Task directions =>
Only the lines from the start of the data below through the line that contains "65900, 63200, 61100, 59300, 58400, 57900, 58100, 58700]" are to be copied, exactly and without pictures.
* start Dataset extract *
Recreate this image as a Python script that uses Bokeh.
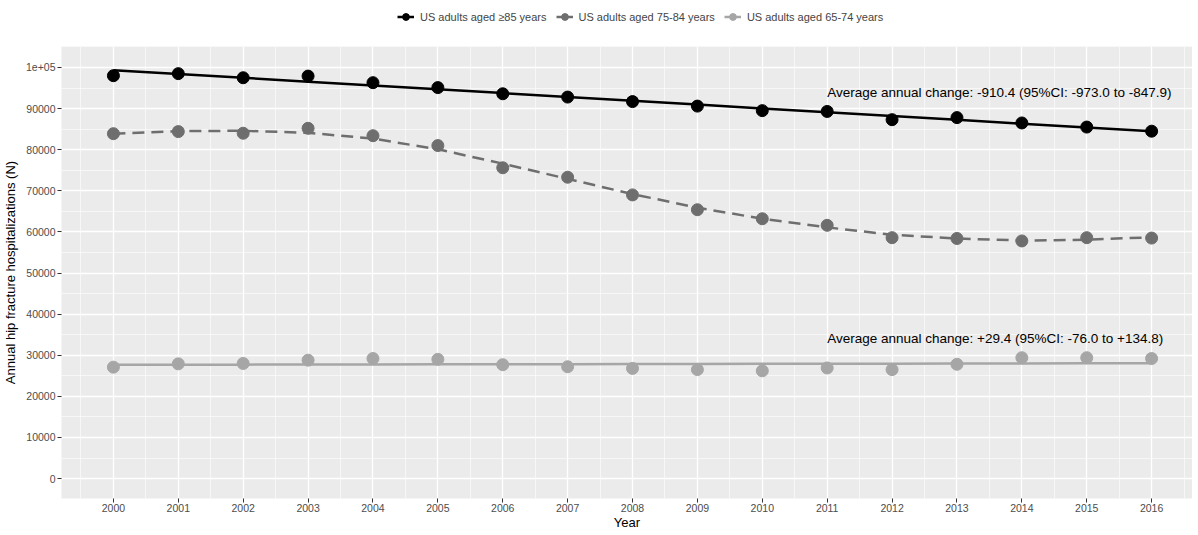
import numpy as np
from bokeh.plotting import figure
from bokeh.layouts import column
from bokeh.models import (ColumnDataSource, Legend, LegendItem, FixedTicker, Range1d)
from bokeh.core.properties import value
from bokeh.embed import file_html
from bokeh.resources import INLINE

# ---------------- data ----------------
years = list(range(2000, 2017))
labels = ["US adults aged \u226585 years", "US adults aged 75-84 years", "US adults aged 65-74 years"]

age_85_plus = [98000, 98500, 97500, 97900, 96300, 95100, 93600, 92800, 91700,
               90600, 89500, 89300, 87300, 87800, 86500, 85500, 84500]
age_75_84 = [83900, 84400, 84000, 85200, 83400, 81000, 75600, 73300, 69000,
             65400, 63200, 61600, 58600, 58400, 57800, 58600, 58500]
age_65_74 = [27100, 27900, 28000, 28800, 29200, 29000, 27700, 27200, 26800,
             26500, 26200, 26900, 26500, 27800, 29400, 29400, 29200]
# smoothed (loess) curve of the 75-84 group, read at each year
smooth_75_84 = [83900, 84500, 84600, 84100, 82700, 80100, 76600, 72900, 69200,
                65900, 63200, 61100, 59300, 58400, 57900, 58100, 58700]

annot_texts = ["Average annual change: -910.4 (95%CI: -973.0 to -847.9)",
               "Average annual change: +29.4 (95%CI: -76.0 to +134.8)"]
annot_x = [2011, 2011]
annot_y = [93800, 34000]

y_ticks = list(range(0, 100001, 10000))
y_tick_labels = {t: ("1e+05" if t == 100000 else str(t)) for t in y_ticks}

colors = ["#000000", "#6E6E6E", "#A6A6A6"]
FONT = "Liberation Sans"

# linear fits (as in the original, lm)
yr = np.array(years, dtype=float)
fit85 = np.polyval(np.polyfit(yr, age_85_plus, 1), yr)
fit65 = np.polyval(np.polyfit(yr, age_65_74, 1), yr)

# ---------------- legend strip ----------------
lg = figure(width=1190, height=36, output_backend="svg", toolbar_location=None,
            x_range=Range1d(0, 1), y_range=Range1d(0, 1),
            x_axis_location=None, y_axis_location=None, min_border=0)
lg.outline_line_color = None
lg.grid.visible = False
lg.background_fill_color = "white"
lg.border_fill_color = "white"
items = []
for lab, c in zip(labels, colors):
    # off-range placeholder data: only the legend keys are visible
    hidden = ColumnDataSource(dict(x=[-10, -9], y=[-10, -10]))
    r1 = lg.line("x", "y", source=hidden, line_width=2.5, color=c)
    r2 = lg.scatter("x", "y", source=hidden, size=12, color=c)
    items.append(LegendItem(label=lab, renderers=[r1, r2]))
legend = Legend(items=items, orientation="horizontal", location=(336, 11),
                label_text_font=FONT, label_text_font_size="11px",
                glyph_width=17, glyph_height=17, label_standoff=6, spacing=9,
                padding=0, margin=0, border_line_color=None,
                background_fill_alpha=0, label_height=17)
lg.add_layout(legend, "center")

# ---------------- main plot ----------------
p = figure(frame_width=1131, frame_height=452, output_backend="svg", toolbar_location=None,
           x_range=Range1d(1999.2, 2016.63), y_range=Range1d(-4850, 105100),
           min_border_left=59, min_border_right=0, min_border_top=10, min_border_bottom=28)
p.background_fill_color = "#EBEBEB"
p.border_fill_color = "white"
p.outline_line_color = None

# grid
p.xaxis.ticker = FixedTicker(ticks=years, minor_ticks=[y + 0.5 for y in range(1999, 2017)])
p.yaxis.ticker = FixedTicker(ticks=y_ticks, minor_ticks=list(range(-5000, 105001, 5000)))
for g in (p.xgrid, p.ygrid):
    g.grid_line_color = "white"
    g.grid_line_width = 1.3
    g.minor_grid_line_color = "white"
    g.minor_grid_line_width = 0.6

# axes
for ax in (p.xaxis, p.yaxis):
    ax.axis_line_color = None
    ax.major_tick_line_color = "#333333"
    ax.major_tick_out = 4
    ax.major_tick_in = 0
    ax.minor_tick_line_color = None
    ax.major_label_text_font = FONT
    ax.major_label_text_font_size = "10.5px"
    ax.major_label_text_color = "#4D4D4D"
    ax.axis_label_text_font = FONT
    ax.axis_label_text_font_size = "13px"
    ax.axis_label_text_font_style = "normal"
    ax.axis_label_text_color = "black"
p.yaxis.major_label_overrides = y_tick_labels
p.xaxis.axis_label = "Year"
p.yaxis.axis_label = "Annual hip fracture hospitalizations (N)"
p.xaxis.major_label_standoff = 1
p.yaxis.major_label_standoff = 2
p.xaxis.axis_label_standoff = 0
p.yaxis.axis_label_standoff = 5

src = ColumnDataSource(dict(year=years, a85=age_85_plus, a75=age_75_84, a65=age_65_74,
                            s75=smooth_75_84, f85=fit85, f65=fit65))

# points
p.scatter("year", "a85", source=src, size=12, color=colors[0])
p.scatter("year", "a75", source=src, size=12, color=colors[1])
p.scatter("year", "a65", source=src, size=12, color=colors[2])
# lines
p.line("year", "f85", source=src, line_width=2.5, color=colors[0])
p.line("year", "s75", source=src, line_width=2.5, color=colors[1], line_dash="12 7")
p.line("year", "f65", source=src, line_width=2.5, color=colors[2])

# annotations
p.text(x=annot_x, y=annot_y, text=annot_texts, text_font=value(FONT),
       text_font_size="13.5px", text_color="black", text_align="left",
       text_baseline="middle")

layout = column(lg, p, spacing=0)
open("out.html", "w").write(file_html(layout, INLINE))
* end Dataset extract *
Result =>
Recreate this image as a Python script that uses Bokeh.
import numpy as np
from bokeh.plotting import figure
from bokeh.layouts import column
from bokeh.models import (ColumnDataSource, Legend, LegendItem, FixedTicker, Range1d)
from bokeh.core.properties import value
from bokeh.embed import file_html
from bokeh.resources import INLINE

# ---------------- data ----------------
years = list(range(2000, 2017))
labels = ["US adults aged \u226585 years", "US adults aged 75-84 years", "US adults aged 65-74 years"]

age_85_plus = [98000, 98500, 97500, 97900, 96300, 95100, 93600, 92800, 91700,
               90600, 89500, 89300, 87300, 87800, 86500, 85500, 84500]
age_75_84 = [83900, 84400, 84000, 85200, 83400, 81000, 75600, 73300, 69000,
             65400, 63200, 61600, 58600, 58400, 57800, 58600, 58500]
age_65_74 = [27100, 27900, 28000, 28800, 29200, 29000, 27700, 27200, 26800,
             26500, 26200, 26900, 26500, 27800, 29400, 29400, 29200]
# smoothed (loess) curve of the 75-84 group, read at each year
smooth_75_84 = [83900, 84500, 84600, 84100, 82700, 80100, 76600, 72900, 69200,
                65900, 63200, 61100, 59300, 58400, 57900, 58100, 58700]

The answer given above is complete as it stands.